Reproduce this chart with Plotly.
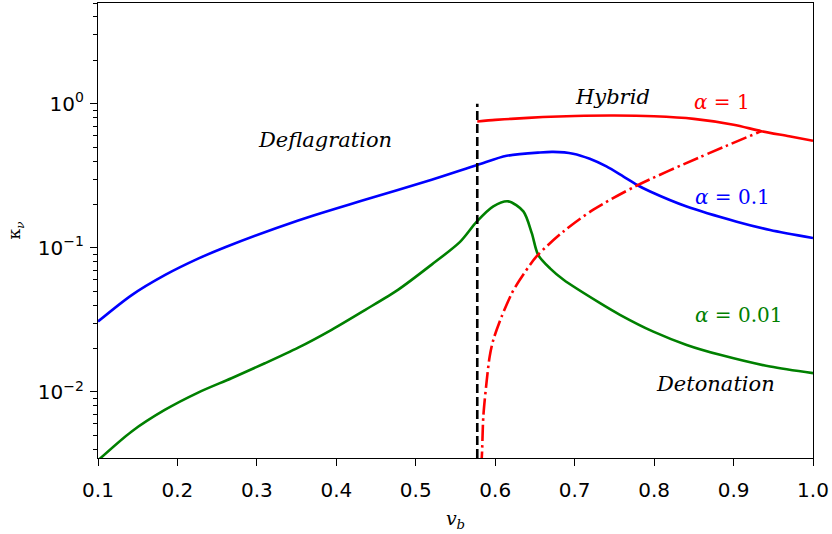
import math
import plotly.graph_objects as go

# Wall-velocity grid and efficiency factors for each alpha
x_a1 = [0.5774, 0.60, 0.62, 0.66, 0.70, 0.75, 0.80, 0.85, 0.90, 0.935, 0.97, 1.0]
k_a1 = [0.753, 0.772, 0.785, 0.808, 0.822, 0.828, 0.818, 0.785, 0.715, 0.645, 0.595, 0.553]

x_a01 = [0.1, 0.142, 0.184, 0.226, 0.26, 0.352, 0.436, 0.52, 0.578, 0.6144, 0.6564, 0.673,
         0.698, 0.719, 0.740, 0.761, 0.778, 0.795, 0.841, 0.904, 0.946, 1.0]
k_a01 = [0.0308, 0.0468, 0.0646, 0.0841, 0.101, 0.155, 0.2155, 0.297, 0.377, 0.435, 0.459, 0.463,
         0.45, 0.415, 0.367, 0.313, 0.274, 0.246, 0.1935, 0.152, 0.133, 0.117]

x_a001 = [0.1, 0.142, 0.184, 0.226, 0.268, 0.31, 0.352, 0.394, 0.436, 0.478, 0.52, 0.5557,
          0.5767, 0.5976, 0.6165, 0.6354, 0.646, 0.654, 0.669, 0.686, 0.732, 0.757, 0.799,
          0.841, 0.883, 0.946, 1.0]
k_a001 = [0.00335, 0.0053, 0.0075, 0.0099, 0.01245, 0.0158, 0.0203, 0.027, 0.037, 0.0513, 0.0765,
          0.110, 0.152, 0.194, 0.210, 0.179, 0.1265, 0.0894, 0.072, 0.060, 0.0413, 0.0343,
          0.0262, 0.0212, 0.0181, 0.015, 0.0135]

# Jouguet boundary between hybrid and detonation branches
x_jouguet = [0.5815, 0.583, 0.585, 0.589, 0.593, 0.5976, 0.608, 0.621, 0.631, 0.652, 0.686,
             0.7235, 0.778, 0.856, 0.935]
k_jouguet = [0.0030, 0.00347, 0.00674, 0.01155, 0.01758, 0.0230, 0.0333, 0.0485, 0.060, 0.0871,
             0.130, 0.184, 0.270, 0.422, 0.645]

# Speed of sound marker
cs = 0.5774
x_cs = [cs, cs]
k_cs = [0.001, 1.0]

x_ticks = [0.1, 0.2, 0.3, 0.4, 0.5, 0.6, 0.7, 0.8, 0.9, 1.0]
x_ticktext = ["0.1", "0.2", "0.3", "0.4", "0.5", "0.6", "0.7", "0.8", "0.9", "1.0"]
y_ticks = [0.01, 0.1, 1.0]
y_ticktext = ["10<sup>\u22122</sup>", "10<sup>\u22121</sup>", "10<sup>0</sup>"]
y_minor = [m * 10 ** e for e in (-3, -2, -1, 0) for m in range(2, 10)]

region_labels = ["Deflagration", "Hybrid", "Detonation"]
region_x = [0.386, 0.747, 0.877]
region_y = [0.56, 1.12, 0.0114]

alpha_labels = ["<i>\u03b1</i> = 1", "<i>\u03b1</i> = 0.1", "<i>\u03b1</i> = 0.01"]
alpha_x = [0.886, 0.899, 0.907]
alpha_y = [1.03, 0.226, 0.0343]
alpha_colors = ["red", "blue", "green"]

LW = 2.6
SM = 0.8
fig = go.Figure()
fig.add_trace(go.Scatter(x=x_a01, y=k_a01, mode="lines",
                         line=dict(color="blue", width=LW, shape="spline", smoothing=SM)))
fig.add_trace(go.Scatter(x=x_a001, y=k_a001, mode="lines",
                         line=dict(color="green", width=LW, shape="spline", smoothing=SM)))
fig.add_trace(go.Scatter(x=x_a1, y=k_a1, mode="lines",
                         line=dict(color="red", width=LW, shape="spline", smoothing=SM)))
fig.add_trace(go.Scatter(x=x_jouguet, y=k_jouguet, mode="lines",
                         line=dict(color="red", width=LW, dash="16px,4px,2.5px,4px",
                                   shape="spline", smoothing=SM)))
fig.add_trace(go.Scatter(x=x_cs, y=k_cs, mode="lines",
                         line=dict(color="black", width=LW, dash="9px,4px")))

for t, xx, yy in zip(region_labels, region_x, region_y):
    fig.add_annotation(x=xx, y=math.log10(yy), text="<i>" + t + "</i>", showarrow=False,
                       font=dict(family="DejaVu Serif", size=21, color="black"))
for t, xx, yy, c in zip(alpha_labels, alpha_x, alpha_y, alpha_colors):
    fig.add_annotation(x=xx, y=math.log10(yy), text=t, showarrow=False,
                       font=dict(family="DejaVu Serif", size=20, color=c))

fig.update_layout(
    width=832, height=534,
    margin=dict(l=98, r=19, t=3, b=76),
    plot_bgcolor="white", paper_bgcolor="white",
    showlegend=False,
    font=dict(family="DejaVu Sans", size=20, color="black"),
    xaxis=dict(range=[0.1, 1.0], tickvals=x_ticks, ticktext=x_ticktext,
               ticks="outside", ticklen=7, tickwidth=1.2, tickcolor="black",
               ticklabelstandoff=7,
               showline=True, linecolor="black", linewidth=1.2, mirror=True,
               showgrid=False, zeroline=False,
               title=dict(text="<i>v</i><sub><i>b</i></sub>", standoff=10,
                          font=dict(family="DejaVu Serif", size=19))),
    yaxis=dict(type="log", range=[math.log10(0.00348), math.log10(5.0)],
               tickvals=y_ticks, ticktext=y_ticktext,
               ticks="outside", ticklen=7, tickwidth=1.2, tickcolor="black",
               ticklabelstandoff=2,
               minor=dict(tickvals=y_minor, ticks="outside", ticklen=4, tickwidth=1,
                          tickcolor="black", showgrid=False),
               showline=True, linecolor="black", linewidth=1.2, mirror=True,
               showgrid=False, zeroline=False,
               title=dict(text="\u03ba<sub><i>\u03bd</i></sub>", standoff=12,
                          font=dict(family="DejaVu Serif", size=17))),
)

fig.write_html("out.html")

• SHORT PROBLEM
Repeat only what lies between the start of the data and the end of the line containing "0.645, 0.595, 0.553]", exactly, with pictures left out.

• ANSWER TO THE EXERCISE
Reproduce this chart with Plotly.
import math
import plotly.graph_objects as go

# Wall-velocity grid and efficiency factors for each alpha
x_a1 = [0.5774, 0.60, 0.62, 0.66, 0.70, 0.75, 0.80, 0.85, 0.90, 0.935, 0.97, 1.0]
k_a1 = [0.753, 0.772, 0.785, 0.808, 0.822, 0.828, 0.818, 0.785, 0.715, 0.645, 0.595, 0.553]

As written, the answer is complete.